Herr Molnár führt das erste Puppenspiel seines Großvaters neu auf und kommt dabei beinahe dessen rätselhaftem Verschwinden auf die Spur. Dass dabei nie klar ist, wie viel vom echten Gyula Molnár im Erzähler Herr Molnár steckt, macht den Reiz dieser fast wahren Familiengeschichte einer ganz besonderen Reise in die Unterwelt aus, die das Berliner Ensemble Kaufmann & Co in Zusammenarbeit mit Gyula Molnár präsentiert.
Von Simon Sendler
Herrn Molnárs Großvater ließ in Kaspers Wurzeln das erste Mal 1916 im Feldlazarett zur Unterhaltung seiner Kameraden den Kasper in die Unterwelt steigen, um die Großmutter zu retten. Den Kasper hat er aus Holz gebastelt, das er am Ufer des Schwarzen Meeres gefunden hat. Später kamen noch viele weitere Figuren aus Pappmaché hinzu. Nachdem die Puppen aber viele Jahre von der Tante hinter ihrer Badewanne versteckt wurden, sind nur noch fünf von ihnen erhalten – und ausgerechnet der Kasper fehlt. Herr Molnár lässt sich davon aber nicht beirren und besetzt die Rollen des Stücks mit den verbliebenen Figuren neu. Das Krokodil spielt eine Nymphe, Frau Wolf gibt die Großmutter, der Tod spielt sich selbst und der Schutzmann fürs Erste den Kasper. Und schon kann Kaspers Abstieg in den Orkus beginnen.

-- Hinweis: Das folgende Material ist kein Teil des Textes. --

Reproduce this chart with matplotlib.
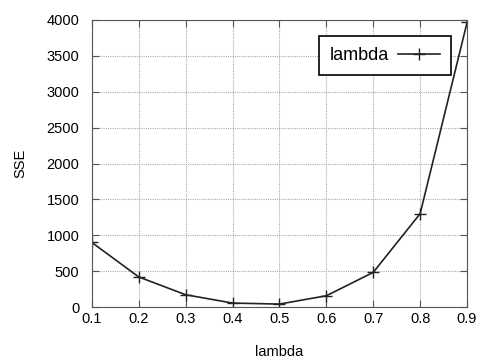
import matplotlib
matplotlib.use("Agg")
import matplotlib.pyplot as plt

plt.rcParams['font.family'] = ['Liberation Sans', 'DejaVu Sans']

lam = [0.1, 0.2, 0.3, 0.4, 0.5, 0.6, 0.7, 0.8, 0.9]
sse = [900, 420, 172, 56, 42, 158, 484, 1302, 3965]
xticks = [0.1, 0.2, 0.3, 0.4, 0.5, 0.6, 0.7, 0.8, 0.9]
yticks = [0, 500, 1000, 1500, 2000, 2500, 3000, 3500, 4000]

fig = plt.figure(figsize=(4.81, 3.63), dpi=100)
ax = fig.add_axes([0.191, 0.154, 0.78, 0.791])

ax.plot(lam, sse, color='#222222', lw=1.2, marker='+', ms=8, mew=1.0, label='lambda')

ax.set_xlim(0.1, 0.9)
ax.set_ylim(0, 4000)
ax.set_xticks(xticks)
ax.set_xticklabels([str(t) for t in xticks])
ax.set_yticks(yticks)
ax.grid(True, color='#aaaaaa', linestyle=(0, (1, 1)), linewidth=0.8)
ax.tick_params(direction='in', top=True, right=True, labelsize=10.5, length=5, color='#555555')
ax.tick_params(axis='y', pad=9)
for s in ax.spines.values():
    s.set_color('#555555')

ax.set_xlabel('lambda', fontsize=10.5, labelpad=14)
ax.set_ylabel('SSE', fontsize=10.5, labelpad=14)

leg = ax.legend(loc='upper right', markerfirst=False, fontsize=13, fancybox=False,
                edgecolor='black', framealpha=1, borderpad=0.6, handlelength=2.3,
                handletextpad=0.5, bbox_to_anchor=(0.98, 0.975))
leg.get_frame().set_linewidth(1.2)

fig.savefig('out.png', dpi=100)
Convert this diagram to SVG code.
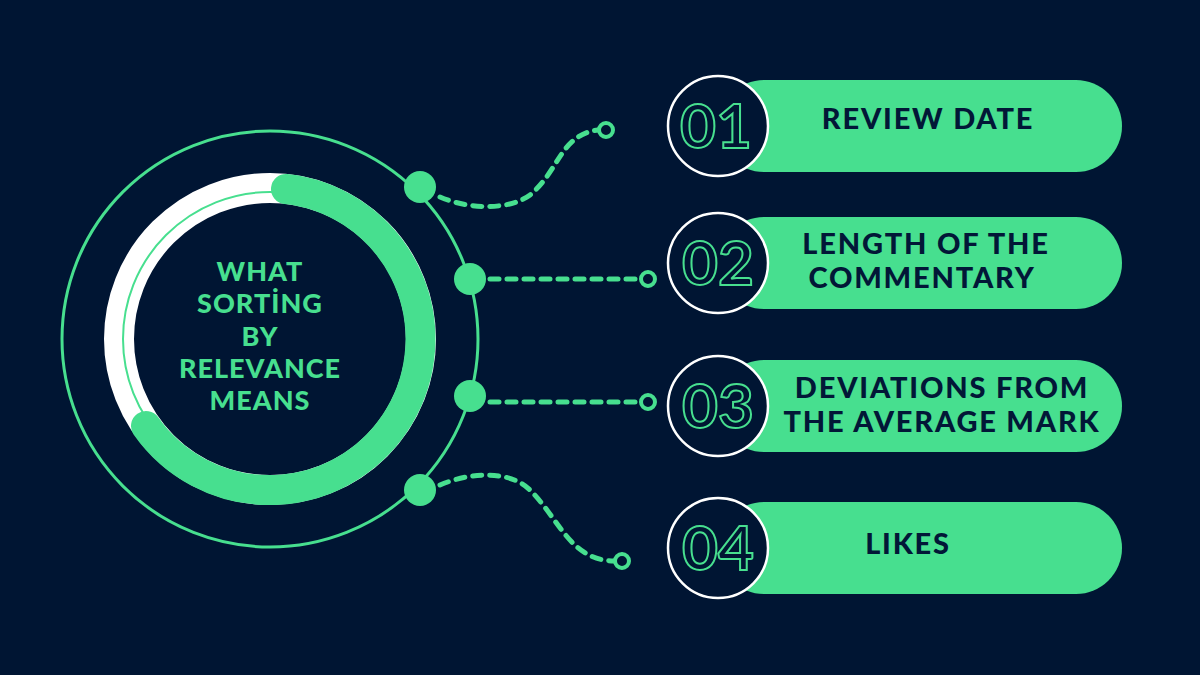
<svg xmlns="http://www.w3.org/2000/svg" width="1200" height="675" viewBox="0 0 1200 675">
<style>
.g{fill:#47df8f}
.num{font-family:"Lato","Liberation Sans",sans-serif;font-weight:700;font-size:62px;fill:none;stroke:#47df8f;stroke-width:2;text-anchor:middle}
.lbl{font-family:"Lato","Liberation Sans",sans-serif;font-weight:900;font-size:29px;letter-spacing:1.8px;fill:#021737;text-anchor:middle}
.ttl{font-family:"Lato","Liberation Sans",sans-serif;font-weight:900;font-size:27px;letter-spacing:1px;fill:#47df8f;text-anchor:middle}
.dash{fill:none;stroke:#47df8f;stroke-width:5;stroke-dasharray:9 8;stroke-linecap:round}
.end{fill:none;stroke:#47df8f;stroke-width:4}
</style>
<rect width="1200" height="675" fill="#001533"/>
<g id="hub">
<circle cx="270" cy="339" r="208" fill="none" stroke="#47df8f" stroke-width="3"/>
<circle cx="270" cy="339" r="151" fill="none" stroke="#ffffff" stroke-width="30"/>
<circle cx="270" cy="339" r="147" fill="none" stroke="#47df8f" stroke-width="2"/>
<path d="M286,189 A151,151 0 1 1 146,426" fill="none" stroke="#47df8f" stroke-width="30" stroke-linecap="round"/>
<text class="ttl" x="260" y="281">WHAT</text>
<text class="ttl" x="260" y="313">SORTİNG</text>
<text class="ttl" x="260" y="346">BY</text>
<text class="ttl" x="260" y="378">RELEVANCE</text>
<text class="ttl" x="260" y="410">MEANS</text>
</g>
<g id="connectors">
<circle class="g" cx="420" cy="187" r="16"/>
<circle class="g" cx="470" cy="279" r="16"/>
<circle class="g" cx="470" cy="396" r="16"/>
<circle class="g" cx="420" cy="490" r="16"/>
<path class="dash" d="M440,197 C470,210 510,210 530,195 C560,170 560,135 598,130"/>
<path class="dash" d="M490,279 L640,279"/>
<path class="dash" d="M490,402 L640,402"/>
<path class="dash" d="M440,485 C470,472 510,470 530,490 C560,520 570,560 614,561"/>
<circle class="end" cx="606" cy="130" r="7"/>
<circle class="end" cx="648" cy="279" r="7"/>
<circle class="end" cx="648" cy="402" r="7"/>
<circle class="end" cx="622" cy="561" r="7"/>
</g>
<g id="item1">
<rect class="g" x="718" y="80" width="404" height="92" rx="46"/>
<circle cx="718" cy="126" r="50" fill="#001533" stroke="#fff" stroke-width="2.5"/>
<text class="num" x="716" y="148">01</text>
<text class="lbl" x="928" y="129">REVIEW DATE</text>
</g>
<g id="item2">
<rect class="g" x="718" y="217" width="404" height="92" rx="46"/>
<circle cx="718" cy="263" r="50" fill="#001533" stroke="#fff" stroke-width="2.5"/>
<text class="num" x="718" y="285">02</text>
<text class="lbl" x="926" y="254">LENGTH OF THE</text>
<text class="lbl" x="922" y="288">COMMENTARY</text>
</g>
<g id="item3">
<rect class="g" x="718" y="360" width="404" height="92" rx="46"/>
<circle cx="718" cy="406" r="50" fill="#001533" stroke="#fff" stroke-width="2.5"/>
<text class="num" x="718" y="428">03</text>
<text class="lbl" x="942" y="398">DEVIATIONS FROM</text>
<text class="lbl" x="942" y="432">THE AVERAGE MARK</text>
</g>
<g id="item4">
<rect class="g" x="718" y="502" width="404" height="92" rx="46"/>
<circle cx="718" cy="548" r="50" fill="#001533" stroke="#fff" stroke-width="2.5"/>
<text class="num" x="718" y="570">04</text>
<text class="lbl" x="908" y="554">LIKES</text>
</g>
</svg>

Kaspers Wurzeln präsentiert auf dieser ungewöhnlichen Reise in die Unterwelt eine beeindruckende Mythologie, bei der es sich immer wieder um das Erzählen von Geschichten dreht. Die Seelen, die in der Unterwelt im Fluss des Vergessens schwimmen, wissen nicht mehr, wer sie einmal waren, kennen aber alle Geschichten, die es gibt. Und auch die Puppen selber sind im wahrsten Sinne des Wortes voller Geschichten: Das Interessante an Pappmaché sei nämlich, erzählt Herr Molnár, dass zwar bei der Herstellung die Tinte der zuvor beschriebenen Blätter, nicht aber die Wörter aus dem Papier gewaschen würden. Somit sind die Figuren immer noch von diesen Worten erfüllt, die einmal auf dem Rohmaterial zu finden waren.
Am eindrucksvollsten zeigt sich dies an der Figur des Schutzmanns, dessen Rolle auf den Kriegstagebüchern des Großvaters basiert, und der nun in seiner Existenz als Handpuppe von den im Tagebuch festgehaltenen traumatischen Erlebnissen beseelt ist. Wenn der Schutzmann also, im Glauben, es handele sich hier um seine eigene Erinnerung, mit starr aufgerissenen Augen schildert, wie nach einem Zusammenstoß zweier Flugzeuge über dem Schützengraben dieser mit Fetzen von Pappmaché übersät ist, kann man nachvollziehen, dass der Großvater nach Beendigung des Ersten Weltkriegs sich durch Realitätsflucht bedingt immer mehr hinter seinem Puppentheater versteckt hat.
Ob das »Theaterchen«, wie die Drehbühne, die im Laufe des Stücks immer mehr ein Eigenleben entwickelt, genannt wird, den idealen Rückzugsort vor der Grausamkeit der Welt darstellt, ist allerding fraglich. Während die Furzwitze des Kaspers die Soldaten vom tatsächlichen Kriegsalltag abgelenkt haben, waren die Kasperstücke der Theater außerhalb der Schützengräben in Sachen Brutalität nicht zimperlich.
In Kaspers Wurzeln erreicht die im klassischen Kaspertheater häufig eingesetzte Gewalt ihren Höhepunkt, als der Tod sämtliche Figuren – Herrn Molnár und sich selbst eingeschlossen! – erschlägt, um die Verlegung der Handlung in die Unterwelt zu ermöglichen. Besonders der traumatisierte Schutzmann reagiert empfindlich auf die immer wiederkehrenden brachialen Handlungen und verliert sich meist dann in den Erinnerungen an »seine« Kriegstraumata.
Die Aufführung empfiehlt sich für Kenner und Laien im Bereich des Figurentheaters gleichermaßen. Neben einer breiten Palette an inszenatorischen Methoden und dem (im besten Sinne) etwas schrulligen Humor, den man klassischerweise vom Figurentheater erwartet, zeigt das Stück eben auch, dass sich die Form durchaus für komplexere Inhalte eignet. Und letztendlich ist allein die Tatsache, dass Kaspers Wurzeln inhaltlich und technisch fast die ganze Bandbreite des Möglichen in nur etwas mehr als einer Stunde präsentiert, beeindruckend.